According to lead author Erick Lundgren, a Ph.D. student at The University of Technology Sydney (UTS), Australia, the possibility that introduced herbivores might help to restore lost ecological function had been 'suggested but not rigorously evaluated'.
So, the researchers compared a number of key ecological traits of herbivore species from before the Late Pleistocene extinctions to the present day, such as body size, diet and habitat.
Lundgren explained: "This allowed us to compare species that are not necessarily closely related to each other but are similar in terms of how they affect ecosystems.
"By doing this, we could quantify the extent to which introduced species make the world more similar or dissimilar to the pre-extinction past.
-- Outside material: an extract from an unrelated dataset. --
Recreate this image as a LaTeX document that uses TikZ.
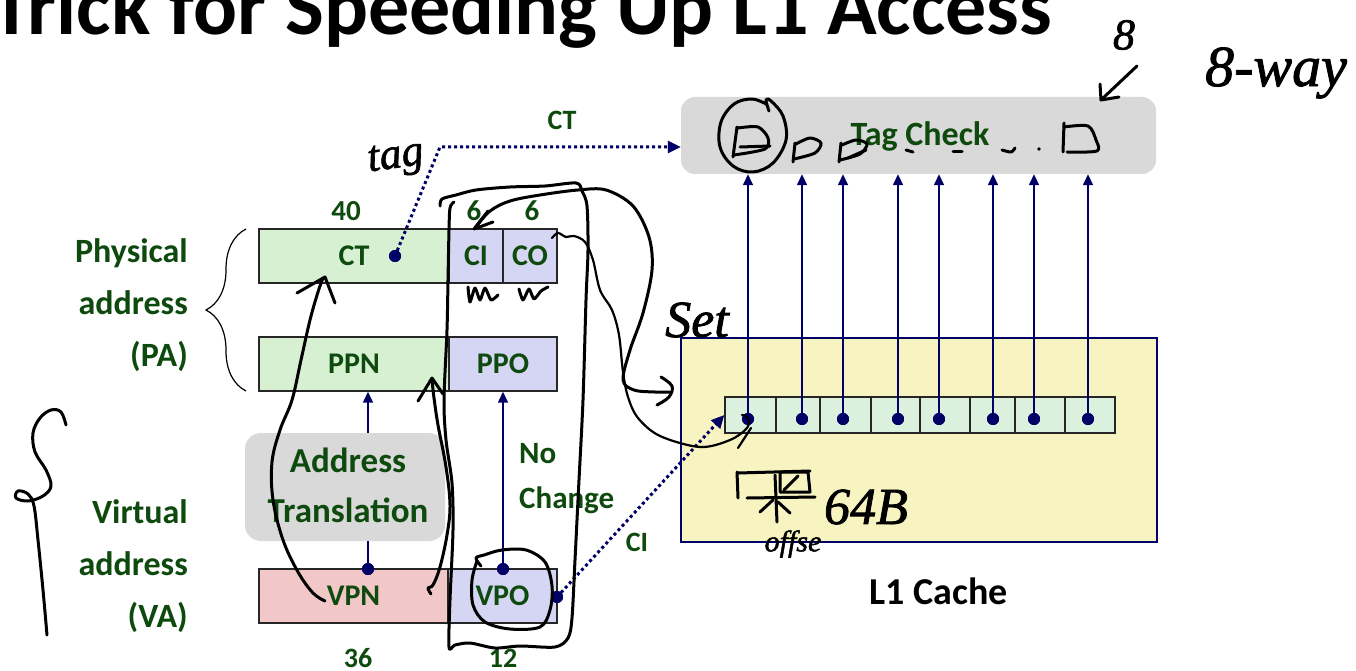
\documentclass[tikz,border=0pt]{standalone}
\usepackage{fontspec}
\setmainfont{Carlito}
\newfontfamily\hand[FakeBold=1.5]{Liberation Serif}
\usetikzlibrary{arrows.meta,decorations.pathreplacing,fit}

\definecolor{tgreen}{HTML}{0E4A0E}
\definecolor{navy}{HTML}{000066}
\definecolor{fgreen}{HTML}{D7F0D2}
\definecolor{flav}{HTML}{D5D6F3}
\definecolor{fpink}{HTML}{F2C7C7}
\definecolor{fgray}{HTML}{D9D9D9}
\definecolor{fyellow}{HTML}{F7F4C2}
\definecolor{fblock}{HTML}{DBF1DD}
\definecolor{boxline}{HTML}{262626}

\tikzset{
  sl/.style={font=\bfseries\fontsize{#1}{#1}\selectfont, text=tgreen, inner sep=0pt},
  field/.style={draw=boxline, line width=1.4pt, minimum height=54pt, inner sep=0pt,
    font=\bfseries\fontsize{30}{30}\selectfont, text=tgreen},
  blk/.style={draw=boxline, line width=1.4pt, fill=fblock, inner sep=0pt},
  dot/.style={circle, fill=navy, minimum size=12pt, inner sep=0pt},
  navline/.style={draw=navy, line width=1.5pt},
  navtip/.style={-{Triangle[length=11pt,width=10pt]}},
  dotline/.style={draw=navy, line width=3pt, dash pattern=on 3pt off 3pt,
    -{Triangle[length=13pt,width=12pt]}},
  ink/.style={draw=black, line width=3pt, line cap=round, line join=round},
  thinink/.style={draw=black, line width=2.2pt, line cap=round, line join=round},
  handtext/.style={font=\hand\itshape\fontsize{#1}{#1}\selectfont, inner sep=0pt}
}

\begin{document}
\begin{tikzpicture}[x=1pt,y=-1pt]
\useasboundingbox (0,0) rectangle (1356,671);
\fill[white] (0,0) rectangle (1356,671);

% slide title, running off the top edge
\begin{scope}
  \clip (0,0) rectangle (1356,671);
  \node[anchor=base west, inner sep=0pt, font=\bfseries\fontsize{82}{82}\selectfont] (title) at (-9,35) {Trick for Speeding Up L1 Access};
\end{scope}

% tag comparison unit
\node[fill=fgray, rounded corners=14pt, minimum width=475pt, minimum height=77pt, inner sep=0pt] (tag) at (918.5,135.5) {};
\node[sl=34, anchor=base] (tagtxt) at (920,146) {Tag Check};

% L1 cache with one set of eight lines
\node[fill=fyellow, draw=navy, line width=2.5pt, minimum width=476pt, minimum height=204pt, inner sep=0pt] (cache) at (919,440) {};
\node[font=\bfseries\fontsize{38}{38}\selectfont, inner sep=0pt] (cachelbl) at (939,591) {L1 Cache};

\foreach \i/\l/\r/\d in {1/725/776/748, 2/776/820/802, 3/820/871/843, 4/871/920/898,
                         5/920/970/939, 6/970/1015/993, 7/1015/1065/1034, 8/1065/1115/1088}{
  \node[blk, fit={(\l,397) (\r,433)}] (b\i) {};
  \node[dot] (d\i) at (\d,419) {};
  \draw[navline, navtip] (d\i.center) -- (d\i |- tag.south);
  \node[dot] at (d\i) {};
}

% physical address fields
\node[field, fill=fgreen, minimum width=190pt] (ct) at (354,256) {CT};
\node[field, fill=flav, minimum width=54pt] (ci) at (476,256) {CI};
\node[field, fill=flav, minimum width=54pt] (co) at (530,256) {CO};
\node[field, fill=fgreen, minimum width=190pt] (ppn) at (354,364) {PPN};
\node[field, fill=flav, minimum width=108pt] (ppo) at (503,364) {PPO};

% virtual address fields
\node[field, fill=fpink, minimum width=189pt] (vpn) at (353.5,596) {VPN};
\node[field, fill=flav, minimum width=109pt] (vpo) at (502.5,596) {VPO};

% address translation
\node[fill=fgray, rounded corners=16pt, minimum width=200pt, minimum height=108pt, inner sep=0pt] (xlat) at (345,487) {};
\node[sl=35, anchor=base] (xl1) at (348,472) {Address};
\node[sl=35, anchor=base] (xl2) at (348,522) {Translation};

% tap points
\node[dot] (ctdot) at (395,256) {};
\node[dot] (vpndot) at (368,569) {};
\node[dot] (vpodot) at (503,569) {};
\node[dot] (vpor) at (557,597) {};

\draw[navline] (vpndot.center) -- (vpndot |- xlat.south);
\draw[navline, navtip] (vpndot |- xlat.north) -- (vpndot |- ppn.south);
\draw[navline, navtip] (vpodot.center) -- (vpodot |- ppo.south);
\node[dot] at (vpndot) {};
\node[dot] at (vpodot) {};

\coordinate (bend) at (440,147);
\draw[dotline] (ctdot.center) -- (bend) -- (bend -| tag.west);
\draw[dotline] (vpor.center) -- (b1.west);
\node[dot] at (ctdot) {};
\node[dot] at (vpor) {};

% labels
\node[sl=28] (lct) at (562,120) {CT};
\node[sl=28] (lci) at (637,542) {CI};
\node[sl=29] (n40) at (346,211) {40};
\node[sl=29] (n6a) at (474,211) {6};
\node[sl=29] (n6b) at (532,211) {6};
\node[sl=28] (n36) at (358,658) {36};
\node[sl=28] (n12) at (503,658) {12};
\node[sl=31, anchor=base west] (nc1) at (519,463) {No};
\node[sl=31, anchor=base west] (nc2) at (519,508) {Change};

\node[sl=34, anchor=base east] (pa1) at (188,262) {Physical};
\node[sl=34, anchor=base east] (pa2) at (188,314) {address};
\node[sl=34, anchor=base east] (pa3) at (188,366) {(PA)};
\node[sl=34, anchor=base east] (va1) at (188,523) {Virtual};
\node[sl=34, anchor=base east] (va2) at (188,575) {address};
\node[sl=34, anchor=base east] (va3) at (188,627) {(VA)};

\draw[line width=1.2pt, decorate, decoration={brace, amplitude=40pt}] (246,391) -- (246,229);

% ---------------- pen annotations ----------------
% curly mark beside the virtual address
\draw[ink] plot[smooth, tension=0.6] coordinates {(66,425) (61,412) (51,410) (40,418) (33,433) (35,452) (46,470) (51,486) (43,496) (28,501) (16,498) (18,491) (28,494) (34,506) (38,540) (43,590) (47,635)};

% VPN -> CT
\draw[ink] plot[smooth, tension=0.6] coordinates {(325,601) (313,593) (298,572) (283,540) (273,500) (272,462) (280,430) (292,400) (301,360) (310,320) (318,292) (323,278)};
\draw[ink] (297,293) -- (325,277) -- (335,303);

% VPN -> PPN
\draw[ink] plot[smooth, tension=0.6] coordinates {(431,594) (428,588) (433,585) (440,567) (447,535) (450,505) (446,467) (438,425) (434,398) (432,380)};
\draw[ink] (418,401) -- (432,378) -- (443,394);

% loop around the untranslated offset bits
\draw[ink] plot[smooth, tension=0.5] coordinates {(440,206) (442,199) (456,195) (476,190) (510,187) (545,186) (576,183) (582,191) (587,206) (588,250) (586,300) (583,400) (579,480) (575,560) (572,618) (568,638) (555,647) (520,646) (495,648) (470,643) (455,645) (449,647) (450,600) (453,530) (452,483) (446,440) (444,400) (447,330) (448,280) (449,230) (450,208) (454,202)};

% CI -> set
\draw[ink] plot[smooth, tension=0.55] coordinates {(476,227) (490,211) (510,201) (540,195) (578,190) (606,190) (633,206) (649,237) (652,270) (643,313) (630,350) (623,380) (634,390) (655,392) (670,392)};
\draw[ink] (488,211) -- (474,229) -- (493,222);
\draw[ink] plot[smooth, tension=0.6] coordinates {(661,377) (672,386) (669,397) (657,405)};

% CO -> line offset
\draw[thinink] plot[smooth, tension=0.55] coordinates {(552,238) (558,233) (566,237) (574,236) (585,242) (593,260) (600,290) (612,310) (619,335) (623,372) (628,397) (638,418) (660,436) (700,447) (730,440) (747,428) (748,418) (742,415)};
\draw[thinink] (751,428) -- (738,448);

% circle around VPO
\draw[ink] plot[smooth, tension=0.55] coordinates {(481,566) (476,558) (484,555) (502,550) (526,550) (545,562) (552,586) (550,610) (540,627) (510,629) (485,622) (473,605) (472,580) (477,561)};

% bit-count scribbles under CI and CO
\draw[ink] plot[smooth, tension=0.4] coordinates {(468,287) (470,302) (475,288) (480,300) (485,288) (491,300) (498,295)};
\draw[ink] plot[smooth, tension=0.4] coordinates {(519,289) (523,300) (529,289) (534,299) (541,291) (548,287)};

% tag comparisons sketched inside the tag check
\draw[ink] plot[smooth, tension=0.6] coordinates {(766,104) (752,99) (734,104) (721,122) (720,147) (733,166) (753,172) (773,163) (786,140) (783,116) (771,101) (766,100) (769,111)};
\draw[ink] (737,127) -- (733,157);
\draw[ink] plot[smooth, tension=0.5] coordinates {(738,128) (758,127) (768,138) (765,149) (734,155)};
\draw[ink] (740,147) -- (770,146);
\draw[ink] (795,143) -- (793,162);
\draw[ink] plot[smooth, tension=0.5] coordinates {(796,144) (810,138) (821,143) (815,153) (794,159)};
\draw[ink] (841,143) -- (839,162);
\draw[ink] plot[smooth, tension=0.5] coordinates {(842,145) (856,140) (867,144) (860,154) (840,160)};
\draw[ink] (848,158) -- (866,150);
\draw[ink] (906,150) -- (913,152);
\draw[ink] (953,152) -- (962,152);
\draw[ink] plot[smooth] coordinates {(1002,150) (1011,152) (1015,148)};
\fill (1039,149) circle (1.8pt);
\draw[ink] (1064,123) -- (1063,152);
\draw[ink] plot[smooth, tension=0.5] coordinates {(1064,127) (1088,126) (1096,140) (1097,151) (1067,152)};

% associativity note
\node[handtext=44] (h8) at (1124,35) {8};
\draw[ink] (1137,66) -- (1102,99);
\draw[ink] (1100,84) -- (1101,100) -- (1119,97);
\node[handtext=58] (hway) at (1276,73) {8-way};

% remaining pen notes
\node[handtext=44, rotate=8] (htag) at (396,160) {tag};
\node[handtext=52] (hset) at (697,320) {Set};
\node[handtext=52] (h64) at (866,507) {64B};
\node[handtext=30] (hoff) at (793,544) {offse};

% character written above the offset note
\draw[ink] (737,472) -- (738,498);
\draw[ink] (738,473) -- (810,471);
\draw[ink] (780,472) -- (808,472) -- (810,492) -- (780,492) -- cycle;
\draw[ink] (784,490) -- (798,476);
\draw[ink] (747,498) -- (815,497);
\draw[ink] (775,475) -- (777,522);
\draw[ink] (773,500) -- (760,512);
\draw[ink] (778,502) -- (790,513);

\end{tikzpicture}
\end{document}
Amazingly they make the world more similar."
He said this was mainly due to the fact that 64 percent of introduced herbivores, such as the hippos from Escobar's ranch, are more similar to extinct species than to local native species.
Dr Rowan said: "Many people are concerned about feral horses and donkeys in the American south west, because they aren't known from the continent in historic times.
"But this view overlooks the fact that horses had been present in North America for over 50 million years - all major milestones of their evolution, including their origin, takes place here.
"They only disappeared a few thousand years ago because of humans, meaning the North American ecosystems they have since been reintroduced to had coevolved with horses for millions of years."
Study senior author Dr Arian Wallach, also of UTS, added: "We usually think of nature as defined by the short period of time for which we have recorded history, but this is already long after strong and pervasive human influences.
"Broadening our perspective to include the more evolutionarily relevant past lets us ask more nuanced questions about introduced species and how they affect the world."
So, in short - selling drugs is bad, potentially saving hippos from extinction is good.